> [DATA SHOWN]
────────
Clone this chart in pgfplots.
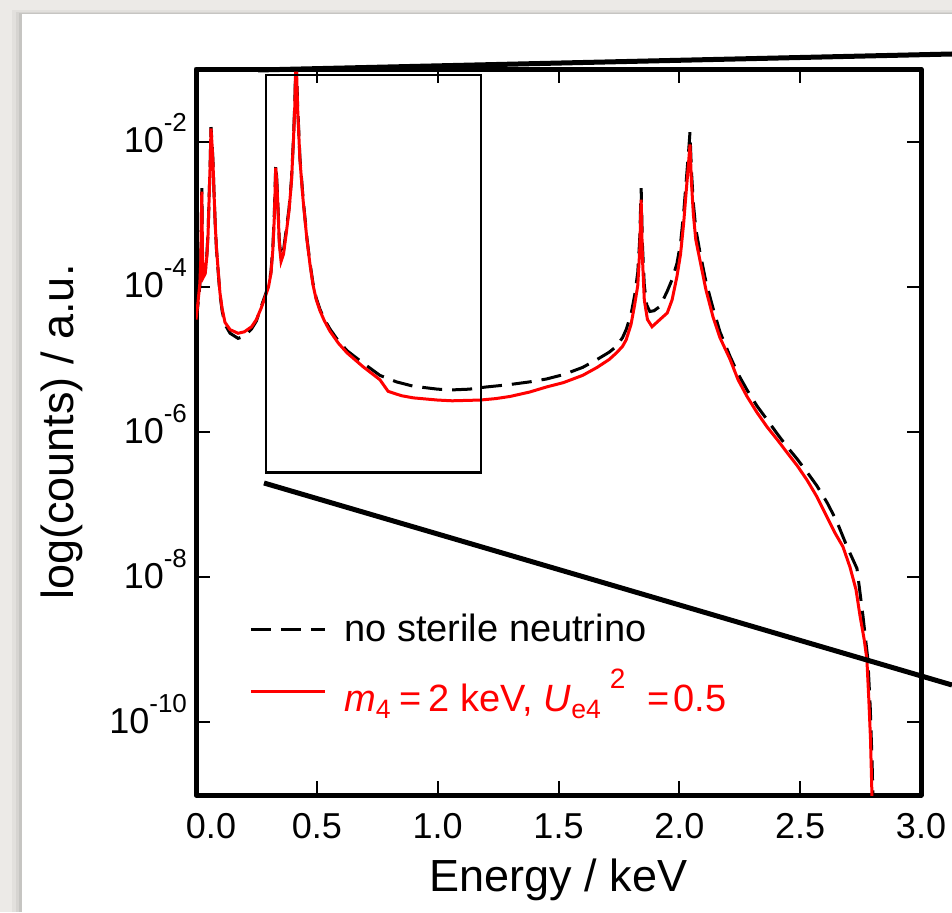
────────
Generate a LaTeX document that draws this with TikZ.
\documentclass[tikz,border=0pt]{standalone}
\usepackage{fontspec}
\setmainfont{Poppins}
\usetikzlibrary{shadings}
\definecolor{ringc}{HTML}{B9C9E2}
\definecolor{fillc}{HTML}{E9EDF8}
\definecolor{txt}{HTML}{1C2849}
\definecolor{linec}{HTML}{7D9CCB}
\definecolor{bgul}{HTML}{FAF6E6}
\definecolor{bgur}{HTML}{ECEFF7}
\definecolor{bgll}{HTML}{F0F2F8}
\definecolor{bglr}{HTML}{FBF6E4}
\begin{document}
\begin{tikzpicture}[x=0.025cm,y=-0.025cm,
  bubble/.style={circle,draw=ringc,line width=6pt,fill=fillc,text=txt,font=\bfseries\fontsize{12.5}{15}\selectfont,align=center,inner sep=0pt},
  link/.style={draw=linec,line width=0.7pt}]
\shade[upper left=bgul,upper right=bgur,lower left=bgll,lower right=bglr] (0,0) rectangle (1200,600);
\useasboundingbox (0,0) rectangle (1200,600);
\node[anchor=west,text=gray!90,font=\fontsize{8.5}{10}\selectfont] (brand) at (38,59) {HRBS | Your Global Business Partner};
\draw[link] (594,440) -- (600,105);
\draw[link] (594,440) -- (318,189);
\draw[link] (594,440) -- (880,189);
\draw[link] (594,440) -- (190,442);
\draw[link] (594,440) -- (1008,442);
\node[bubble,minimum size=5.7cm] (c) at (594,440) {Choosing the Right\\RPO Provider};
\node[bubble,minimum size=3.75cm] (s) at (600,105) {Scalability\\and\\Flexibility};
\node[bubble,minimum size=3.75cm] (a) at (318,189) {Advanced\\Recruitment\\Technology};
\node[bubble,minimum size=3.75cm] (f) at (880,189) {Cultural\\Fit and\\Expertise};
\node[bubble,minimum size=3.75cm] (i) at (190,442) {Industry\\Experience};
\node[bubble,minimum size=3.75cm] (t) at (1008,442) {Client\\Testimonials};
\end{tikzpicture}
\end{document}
────────
> [TO BE DONE]
The answer is a single number: how many lines include the word "this"?

> [EXERCISE RESULT]
2